_Exercise brief_
Output the material beneath this task exactly, images excluded.

-- -- --

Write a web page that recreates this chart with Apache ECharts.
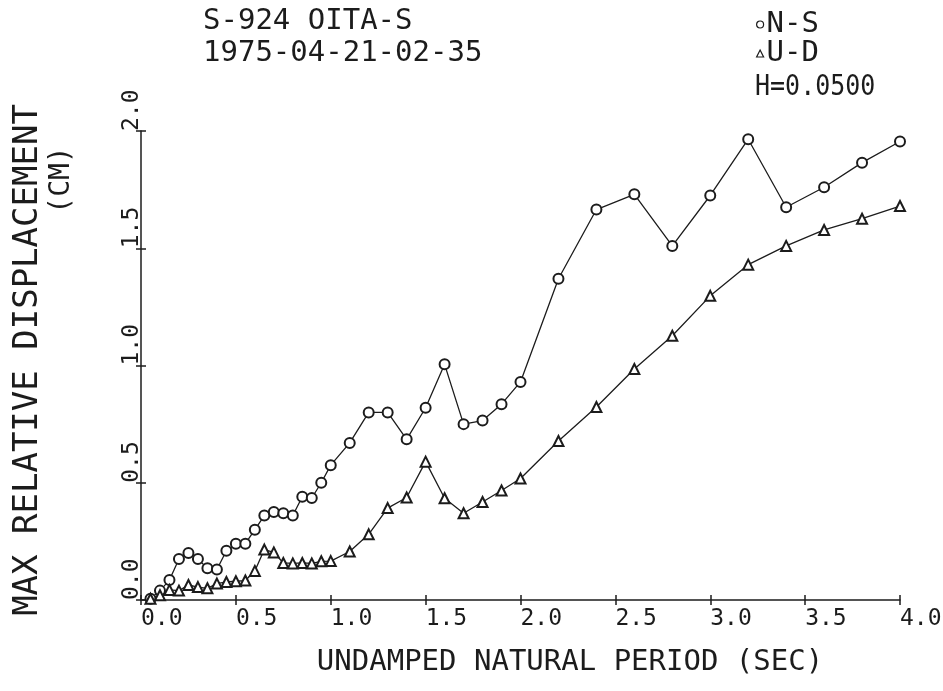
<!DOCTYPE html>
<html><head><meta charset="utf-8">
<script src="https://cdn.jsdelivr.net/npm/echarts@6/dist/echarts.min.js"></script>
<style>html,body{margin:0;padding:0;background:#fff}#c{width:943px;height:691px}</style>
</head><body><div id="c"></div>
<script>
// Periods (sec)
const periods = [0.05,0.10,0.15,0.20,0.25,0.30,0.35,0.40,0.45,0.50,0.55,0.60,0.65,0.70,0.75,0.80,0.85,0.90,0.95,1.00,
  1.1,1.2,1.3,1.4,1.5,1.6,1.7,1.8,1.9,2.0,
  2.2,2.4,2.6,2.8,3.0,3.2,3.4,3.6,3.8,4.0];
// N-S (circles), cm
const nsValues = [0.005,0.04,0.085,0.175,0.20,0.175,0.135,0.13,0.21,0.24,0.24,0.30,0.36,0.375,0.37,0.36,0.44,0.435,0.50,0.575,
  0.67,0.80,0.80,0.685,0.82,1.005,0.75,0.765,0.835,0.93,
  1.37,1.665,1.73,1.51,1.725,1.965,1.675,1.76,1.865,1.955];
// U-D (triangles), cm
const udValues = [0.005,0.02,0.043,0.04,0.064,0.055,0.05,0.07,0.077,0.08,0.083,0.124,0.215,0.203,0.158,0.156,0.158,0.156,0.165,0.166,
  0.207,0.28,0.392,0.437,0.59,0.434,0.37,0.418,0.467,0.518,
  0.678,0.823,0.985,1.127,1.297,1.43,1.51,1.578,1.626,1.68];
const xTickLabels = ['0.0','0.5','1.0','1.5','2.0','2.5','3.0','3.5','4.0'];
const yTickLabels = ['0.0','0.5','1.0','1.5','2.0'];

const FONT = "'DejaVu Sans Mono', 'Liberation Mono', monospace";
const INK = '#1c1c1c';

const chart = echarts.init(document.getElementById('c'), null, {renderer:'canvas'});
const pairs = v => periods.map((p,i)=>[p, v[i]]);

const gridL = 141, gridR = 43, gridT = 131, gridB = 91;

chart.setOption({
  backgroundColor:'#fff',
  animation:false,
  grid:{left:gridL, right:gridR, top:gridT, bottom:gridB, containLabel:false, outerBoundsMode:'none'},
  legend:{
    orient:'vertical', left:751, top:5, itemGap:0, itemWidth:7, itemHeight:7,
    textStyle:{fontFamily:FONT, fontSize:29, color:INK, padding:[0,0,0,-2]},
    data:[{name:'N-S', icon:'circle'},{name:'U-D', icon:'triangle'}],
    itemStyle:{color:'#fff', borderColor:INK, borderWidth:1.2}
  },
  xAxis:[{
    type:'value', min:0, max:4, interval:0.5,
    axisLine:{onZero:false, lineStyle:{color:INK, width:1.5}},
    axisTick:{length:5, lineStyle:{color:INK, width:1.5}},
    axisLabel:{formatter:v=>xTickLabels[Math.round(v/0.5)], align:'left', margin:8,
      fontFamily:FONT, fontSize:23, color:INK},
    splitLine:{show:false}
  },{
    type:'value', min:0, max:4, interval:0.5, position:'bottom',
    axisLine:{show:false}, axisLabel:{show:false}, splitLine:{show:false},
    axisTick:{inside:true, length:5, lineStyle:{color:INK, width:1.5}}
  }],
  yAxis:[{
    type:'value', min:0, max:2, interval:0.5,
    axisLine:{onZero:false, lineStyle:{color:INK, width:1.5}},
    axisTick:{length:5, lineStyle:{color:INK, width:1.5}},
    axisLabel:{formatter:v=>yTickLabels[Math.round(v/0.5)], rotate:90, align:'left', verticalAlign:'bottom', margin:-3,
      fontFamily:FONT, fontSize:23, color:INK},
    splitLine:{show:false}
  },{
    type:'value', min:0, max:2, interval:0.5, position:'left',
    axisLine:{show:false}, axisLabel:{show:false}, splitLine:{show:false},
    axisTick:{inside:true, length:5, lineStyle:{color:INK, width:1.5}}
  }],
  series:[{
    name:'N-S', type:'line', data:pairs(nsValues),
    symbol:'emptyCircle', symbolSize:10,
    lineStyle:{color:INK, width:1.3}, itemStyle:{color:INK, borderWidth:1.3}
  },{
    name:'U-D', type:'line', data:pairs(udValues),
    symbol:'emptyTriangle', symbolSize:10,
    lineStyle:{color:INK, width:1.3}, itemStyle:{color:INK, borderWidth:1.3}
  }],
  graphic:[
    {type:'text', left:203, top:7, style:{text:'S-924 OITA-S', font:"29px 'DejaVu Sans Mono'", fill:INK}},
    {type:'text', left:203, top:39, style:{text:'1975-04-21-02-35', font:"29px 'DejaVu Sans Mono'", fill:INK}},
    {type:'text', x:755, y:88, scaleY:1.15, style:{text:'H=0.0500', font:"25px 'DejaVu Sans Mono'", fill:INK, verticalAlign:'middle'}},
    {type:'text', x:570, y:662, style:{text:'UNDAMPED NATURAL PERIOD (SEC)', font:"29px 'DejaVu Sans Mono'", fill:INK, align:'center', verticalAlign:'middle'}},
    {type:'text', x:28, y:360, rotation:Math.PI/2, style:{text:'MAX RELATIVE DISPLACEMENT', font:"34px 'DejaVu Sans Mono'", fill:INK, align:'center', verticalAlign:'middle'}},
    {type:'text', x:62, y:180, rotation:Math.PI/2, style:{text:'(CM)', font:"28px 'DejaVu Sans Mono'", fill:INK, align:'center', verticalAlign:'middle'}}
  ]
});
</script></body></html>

-- -- --

_Response to the exercise_
Write a web page that recreates this chart with Apache ECharts.
<!DOCTYPE html>
<html><head><meta charset="utf-8">
<script src="https://cdn.jsdelivr.net/npm/echarts@6/dist/echarts.min.js"></script>
<style>html,body{margin:0;padding:0;background:#fff}#c{width:943px;height:691px}</style>
</head><body><div id="c"></div>
<script>
// Periods (sec)
const periods = [0.05,0.10,0.15,0.20,0.25,0.30,0.35,0.40,0.45,0.50,0.55,0.60,0.65,0.70,0.75,0.80,0.85,0.90,0.95,1.00,
  1.1,1.2,1.3,1.4,1.5,1.6,1.7,1.8,1.9,2.0,
  2.2,2.4,2.6,2.8,3.0,3.2,3.4,3.6,3.8,4.0];
// N-S (circles), cm
const nsValues = [0.005,0.04,0.085,0.175,0.20,0.175,0.135,0.13,0.21,0.24,0.24,0.30,0.36,0.375,0.37,0.36,0.44,0.435,0.50,0.575,
  0.67,0.80,0.80,0.685,0.82,1.005,0.75,0.765,0.835,0.93,
  1.37,1.665,1.73,1.51,1.725,1.965,1.675,1.76,1.865,1.955];
// U-D (triangles), cm
const udValues = [0.005,0.02,0.043,0.04,0.064,0.055,0.05,0.07,0.077,0.08,0.083,0.124,0.215,0.203,0.158,0.156,0.158,0.156,0.165,0.166,
  0.207,0.28,0.392,0.437,0.59,0.434,0.37,0.418,0.467,0.518,
  0.678,0.823,0.985,1.127,1.297,1.43,1.51,1.578,1.626,1.68];
const xTickLabels = ['0.0','0.5','1.0','1.5','2.0','2.5','3.0','3.5','4.0'];
const yTickLabels = ['0.0','0.5','1.0','1.5','2.0'];

const FONT = "'DejaVu Sans Mono', 'Liberation Mono', monospace";
const INK = '#1c1c1c';

const chart = echarts.init(document.getElementById('c'), null, {renderer:'canvas'});
const pairs = v => periods.map((p,i)=>[p, v[i]]);

const gridL = 141, gridR = 43, gridT = 131, gridB = 91;

chart.setOption({
  backgroundColor:'#fff',
  animation:false,
  grid:{left:gridL, right:gridR, top:gridT, bottom:gridB, containLabel:false, outerBoundsMode:'none'},
  legend:{
    orient:'vertical', left:751, top:5, itemGap:0, itemWidth:7, itemHeight:7,
    textStyle:{fontFamily:FONT, fontSize:29, color:INK, padding:[0,0,0,-2]},
    data:[{name:'N-S', icon:'circle'},{name:'U-D', icon:'triangle'}],
    itemStyle:{color:'#fff', borderColor:INK, borderWidth:1.2}
  },
  xAxis:[{
    type:'value', min:0, max:4, interval:0.5,
    axisLine:{onZero:false, lineStyle:{color:INK, width:1.5}},
    axisTick:{length:5, lineStyle:{color:INK, width:1.5}},
    axisLabel:{formatter:v=>xTickLabels[Math.round(v/0.5)], align:'left', margin:8,
      fontFamily:FONT, fontSize:23, color:INK},
    splitLine:{show:false}
  },{
    type:'value', min:0, max:4, interval:0.5, position:'bottom',
    axisLine:{show:false}, axisLabel:{show:false}, splitLine:{show:false},
    axisTick:{inside:true, length:5, lineStyle:{color:INK, width:1.5}}
  }],
  yAxis:[{
    type:'value', min:0, max:2, interval:0.5,
    axisLine:{onZero:false, lineStyle:{color:INK, width:1.5}},
    axisTick:{length:5, lineStyle:{color:INK, width:1.5}},
    axisLabel:{formatter:v=>yTickLabels[Math.round(v/0.5)], rotate:90, align:'left', verticalAlign:'bottom', margin:-3,
      fontFamily:FONT, fontSize:23, color:INK},
    splitLine:{show:false}
  },{
    type:'value', min:0, max:2, interval:0.5, position:'left',
    axisLine:{show:false}, axisLabel:{show:false}, splitLine:{show:false},
    axisTick:{inside:true, length:5, lineStyle:{color:INK, width:1.5}}
  }],
  series:[{
    name:'N-S', type:'line', data:pairs(nsValues),
    symbol:'emptyCircle', symbolSize:10,
    lineStyle:{color:INK, width:1.3}, itemStyle:{color:INK, borderWidth:1.3}
  },{
    name:'U-D', type:'line', data:pairs(udValues),
    symbol:'emptyTriangle', symbolSize:10,
    lineStyle:{color:INK, width:1.3}, itemStyle:{color:INK, borderWidth:1.3}
  }],
  graphic:[
    {type:'text', left:203, top:7, style:{text:'S-924 OITA-S', font:"29px 'DejaVu Sans Mono'", fill:INK}},
    {type:'text', left:203, top:39, style:{text:'1975-04-21-02-35', font:"29px 'DejaVu Sans Mono'", fill:INK}},
    {type:'text', x:755, y:88, scaleY:1.15, style:{text:'H=0.0500', font:"25px 'DejaVu Sans Mono'", fill:INK, verticalAlign:'middle'}},
    {type:'text', x:570, y:662, style:{text:'UNDAMPED NATURAL PERIOD (SEC)', font:"29px 'DejaVu Sans Mono'", fill:INK, align:'center', verticalAlign:'middle'}},
    {type:'text', x:28, y:360, rotation:Math.PI/2, style:{text:'MAX RELATIVE DISPLACEMENT', font:"34px 'DejaVu Sans Mono'", fill:INK, align:'center', verticalAlign:'middle'}},
    {type:'text', x:62, y:180, rotation:Math.PI/2, style:{text:'(CM)', font:"28px 'DejaVu Sans Mono'", fill:INK, align:'center', verticalAlign:'middle'}}
  ]
});
</script></body></html>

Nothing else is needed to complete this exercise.